Code that draws figures
>> Begin

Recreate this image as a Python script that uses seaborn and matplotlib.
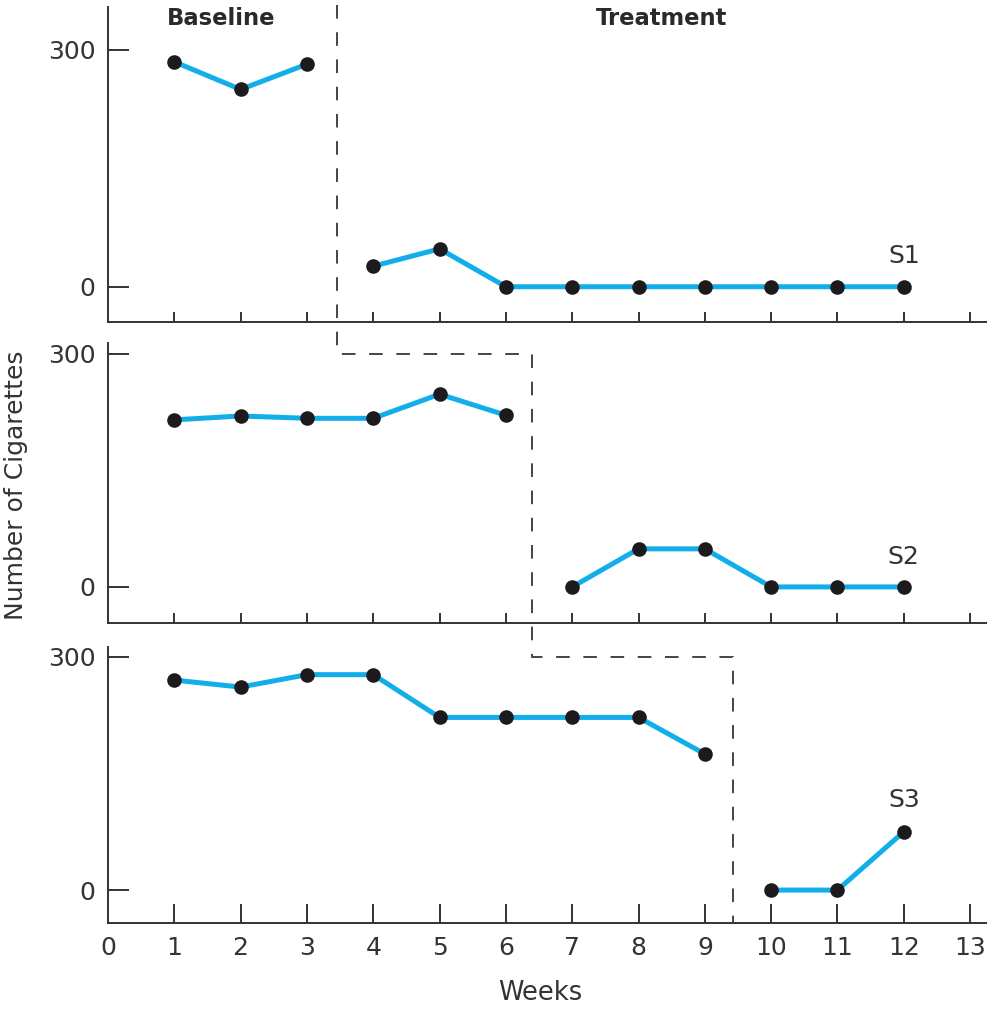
import matplotlib
matplotlib.use("Agg")
import matplotlib.pyplot as plt
import seaborn as sns
import pandas as pd
from matplotlib.lines import Line2D

sns.set_theme(style="white")
plt.rcParams['font.family'] = ['DejaVu Sans']

# ---- data ----
s1_base_weeks = [1, 2, 3]
s1_base = [285, 250, 282]
s1_treat_weeks = [4, 5, 6, 7, 8, 9, 10, 11, 12]
s1_treat = [26, 48, 0, 0, 0, 0, 0, 0, 0]

s2_base_weeks = [1, 2, 3, 4, 5, 6]
s2_base = [215, 220, 217, 217, 248, 221]
s2_treat_weeks = [7, 8, 9, 10, 11, 12]
s2_treat = [0, 49, 49, 0, 0, 0]

s3_base_weeks = [1, 2, 3, 4, 5, 6, 7, 8, 9]
s3_base = [270, 261, 277, 277, 222, 222, 222, 222, 175]
s3_treat_weeks = [10, 11, 12]
s3_treat = [0, 0, 75]

subjects = ["S1", "S2", "S3"]
phase_labels = ["Baseline", "Treatment"]
phase_changes = [3.45, 6.4, 9.42]
x_ticks = list(range(0, 14))
y_ticks = [0, 300]

# ---- style ----
BLUE = "#12aeea"
DOT = "#1c1a1d"
INK = "#333333"
FS = 18

fig = plt.figure(figsize=(9.88, 10.11), dpi=100)
left, width = 0.1093, 0.8887
positions = [
    [left, 0.6815, width, 0.3116],
    [left, 0.3838, width, 0.2770],
    [left, 0.0870, width, 0.2730],
]
ylims = [(-44.7, 354.5), (-46.4, 314), (-42.4, 312.5)]
series = [
    (s1_base_weeks, s1_base, s1_treat_weeks, s1_treat),
    (s2_base_weeks, s2_base, s2_treat_weeks, s2_treat),
    (s3_base_weeks, s3_base, s3_treat_weeks, s3_treat),
]
label_y = [39, 38.6, 115.7]

axes = []
for i, (pos, yl, ser) in enumerate(zip(positions, ylims, series)):
    ax = fig.add_axes(pos)
    axes.append(ax)
    bw, bv, tw, tv = ser
    for xs, ys in [(bw, bv), (tw, tv)]:
        df = pd.DataFrame({"week": xs, "n": ys})
        sns.lineplot(data=df, x="week", y="n", ax=ax, color=BLUE,
                     linewidth=3.6, marker="o", markersize=10.5,
                     markerfacecolor=DOT, markeredgecolor=DOT,
                     markeredgewidth=0, zorder=3)
    ax.set_xlim(0, 13.24)
    ax.set_ylim(*yl)
    ax.set_xticks(x_ticks[1:])
    ax.set_yticks(y_ticks)
    ax.set_yticklabels([str(v) for v in y_ticks], fontsize=FS, color=INK)
    ax.set_xlabel("")
    ax.set_ylabel("")
    for s in ["top", "right"]:
        ax.spines[s].set_visible(False)
    for s in ["left", "bottom"]:
        ax.spines[s].set_color(INK)
        ax.spines[s].set_linewidth(1.4)
    ax.tick_params(axis="y", direction="in", length=15, width=1.4,
                   color=INK, pad=9, left=True)
    if i < 2:
        ax.tick_params(axis="x", direction="in", length=7, width=1.4,
                       color=INK, bottom=True, labelbottom=False)
    else:
        ax.set_xticks(x_ticks)
        ax.set_xticklabels([str(v) for v in x_ticks], fontsize=FS, color=INK)
        ax.tick_params(axis="x", direction="in", length=14, width=1.4,
                       color=INK, bottom=True, pad=9)
        ax.xaxis.get_major_ticks()[0].tick1line.set_visible(False)
    ax.text(12.0, label_y[i], subjects[i], fontsize=FS, color=INK,
            ha="center", va="center")
    ax.grid(False)

axes[0].text(1.71, 340, phase_labels[0], fontsize=16.3, fontweight="bold",
             color="#2a2a2a", ha="center", va="center")
axes[0].text(8.35, 340, phase_labels[1], fontsize=16.3, fontweight="bold",
             color="#2a2a2a", ha="center", va="center")

# dashed multiple-baseline phase-change line
def to_fig(ax, x, y):
    disp = ax.transData.transform((x, y))
    return fig.transFigure.inverted().transform(disp)

pts = [
    to_fig(axes[0], phase_changes[0], 357),
    to_fig(axes[1], phase_changes[0], 300),
    to_fig(axes[1], phase_changes[1], 300),
    to_fig(axes[2], phase_changes[1], 300),
    to_fig(axes[2], phase_changes[2], 300),
    to_fig(axes[2], phase_changes[2], ylims[2][0]),
]
fig.add_artist(Line2D([p[0] for p in pts], [p[1] for p in pts],
                      transform=fig.transFigure, color="#444444",
                      linewidth=1.4, linestyle=(0, (7, 7))))

fig.text(0.016, 0.52, "Number of Cigarettes", rotation=90, fontsize=FS,
         color=INK, ha="center", va="center")
fig.text(0.547, 0.018, "Weeks", fontsize=18.5, color=INK,
         ha="center", va="center")

fig.savefig("out.png", dpi=100, facecolor="white")
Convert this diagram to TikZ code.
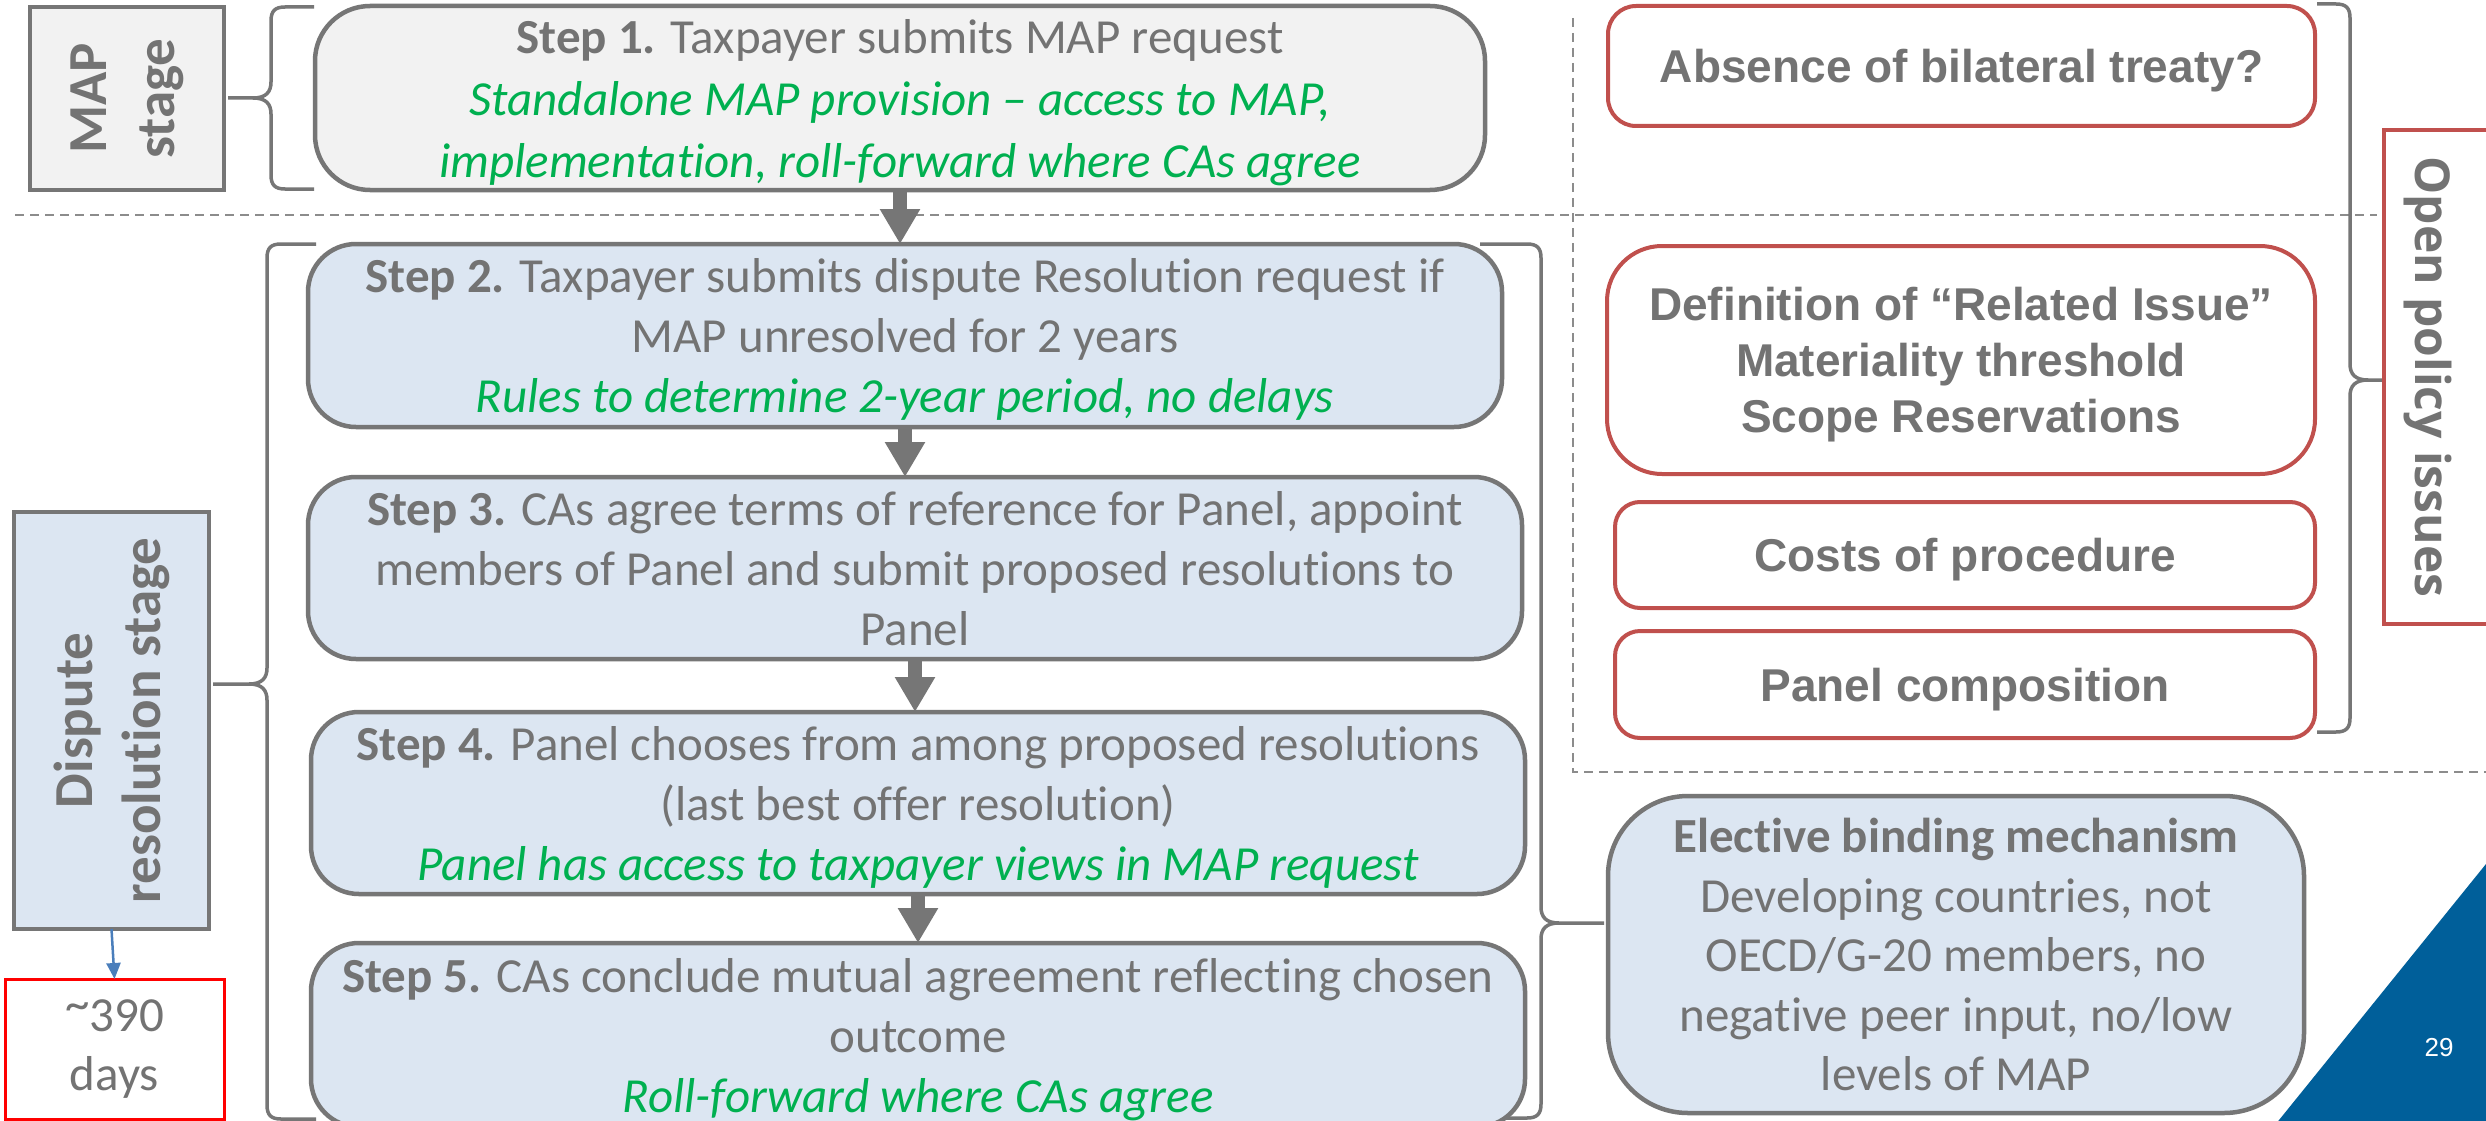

>> End

## Task requirements:
Skip the pictures and print each record exactly as it stands.

## Output:
Recreate this image as a Python script that uses seaborn and matplotlib.
import matplotlib
matplotlib.use("Agg")
import matplotlib.pyplot as plt
import seaborn as sns
import pandas as pd
from matplotlib.lines import Line2D

sns.set_theme(style="white")
plt.rcParams['font.family'] = ['DejaVu Sans']

# ---- data ----
s1_base_weeks = [1, 2, 3]
s1_base = [285, 250, 282]
s1_treat_weeks = [4, 5, 6, 7, 8, 9, 10, 11, 12]
s1_treat = [26, 48, 0, 0, 0, 0, 0, 0, 0]

s2_base_weeks = [1, 2, 3, 4, 5, 6]
s2_base = [215, 220, 217, 217, 248, 221]
s2_treat_weeks = [7, 8, 9, 10, 11, 12]
s2_treat = [0, 49, 49, 0, 0, 0]

s3_base_weeks = [1, 2, 3, 4, 5, 6, 7, 8, 9]
s3_base = [270, 261, 277, 277, 222, 222, 222, 222, 175]
s3_treat_weeks = [10, 11, 12]
s3_treat = [0, 0, 75]

subjects = ["S1", "S2", "S3"]
phase_labels = ["Baseline", "Treatment"]
phase_changes = [3.45, 6.4, 9.42]
x_ticks = list(range(0, 14))
y_ticks = [0, 300]

# ---- style ----
BLUE = "#12aeea"
DOT = "#1c1a1d"
INK = "#333333"
FS = 18

fig = plt.figure(figsize=(9.88, 10.11), dpi=100)
left, width = 0.1093, 0.8887
positions = [
    [left, 0.6815, width, 0.3116],
    [left, 0.3838, width, 0.2770],
    [left, 0.0870, width, 0.2730],
]
ylims = [(-44.7, 354.5), (-46.4, 314), (-42.4, 312.5)]
series = [
    (s1_base_weeks, s1_base, s1_treat_weeks, s1_treat),
    (s2_base_weeks, s2_base, s2_treat_weeks, s2_treat),
    (s3_base_weeks, s3_base, s3_treat_weeks, s3_treat),
]
label_y = [39, 38.6, 115.7]

axes = []
for i, (pos, yl, ser) in enumerate(zip(positions, ylims, series)):
    ax = fig.add_axes(pos)
    axes.append(ax)
    bw, bv, tw, tv = ser
    for xs, ys in [(bw, bv), (tw, tv)]:
        df = pd.DataFrame({"week": xs, "n": ys})
        sns.lineplot(data=df, x="week", y="n", ax=ax, color=BLUE,
                     linewidth=3.6, marker="o", markersize=10.5,
                     markerfacecolor=DOT, markeredgecolor=DOT,
                     markeredgewidth=0, zorder=3)
    ax.set_xlim(0, 13.24)
    ax.set_ylim(*yl)
    ax.set_xticks(x_ticks[1:])
    ax.set_yticks(y_ticks)
    ax.set_yticklabels([str(v) for v in y_ticks], fontsize=FS, color=INK)
    ax.set_xlabel("")
    ax.set_ylabel("")
    for s in ["top", "right"]:
        ax.spines[s].set_visible(False)
    for s in ["left", "bottom"]:
        ax.spines[s].set_color(INK)
        ax.spines[s].set_linewidth(1.4)
    ax.tick_params(axis="y", direction="in", length=15, width=1.4,
                   color=INK, pad=9, left=True)
    if i < 2:
        ax.tick_params(axis="x", direction="in", length=7, width=1.4,
                       color=INK, bottom=True, labelbottom=False)
    else:
        ax.set_xticks(x_ticks)
        ax.set_xticklabels([str(v) for v in x_ticks], fontsize=FS, color=INK)
        ax.tick_params(axis="x", direction="in", length=14, width=1.4,
                       color=INK, bottom=True, pad=9)
        ax.xaxis.get_major_ticks()[0].tick1line.set_visible(False)
    ax.text(12.0, label_y[i], subjects[i], fontsize=FS, color=INK,
            ha="center", va="center")
    ax.grid(False)

axes[0].text(1.71, 340, phase_labels[0], fontsize=16.3, fontweight="bold",
             color="#2a2a2a", ha="center", va="center")
axes[0].text(8.35, 340, phase_labels[1], fontsize=16.3, fontweight="bold",
             color="#2a2a2a", ha="center", va="center")

# dashed multiple-baseline phase-change line
def to_fig(ax, x, y):
    disp = ax.transData.transform((x, y))
    return fig.transFigure.inverted().transform(disp)

pts = [
    to_fig(axes[0], phase_changes[0], 357),
    to_fig(axes[1], phase_changes[0], 300),
    to_fig(axes[1], phase_changes[1], 300),
    to_fig(axes[2], phase_changes[1], 300),
    to_fig(axes[2], phase_changes[2], 300),
    to_fig(axes[2], phase_changes[2], ylims[2][0]),
]
fig.add_artist(Line2D([p[0] for p in pts], [p[1] for p in pts],
                      transform=fig.transFigure, color="#444444",
                      linewidth=1.4, linestyle=(0, (7, 7))))

fig.text(0.016, 0.52, "Number of Cigarettes", rotation=90, fontsize=FS,
         color=INK, ha="center", va="center")
fig.text(0.547, 0.018, "Weeks", fontsize=18.5, color=INK,
         ha="center", va="center")

fig.savefig("out.png", dpi=100, facecolor="white")
Convert this diagram to TikZ code.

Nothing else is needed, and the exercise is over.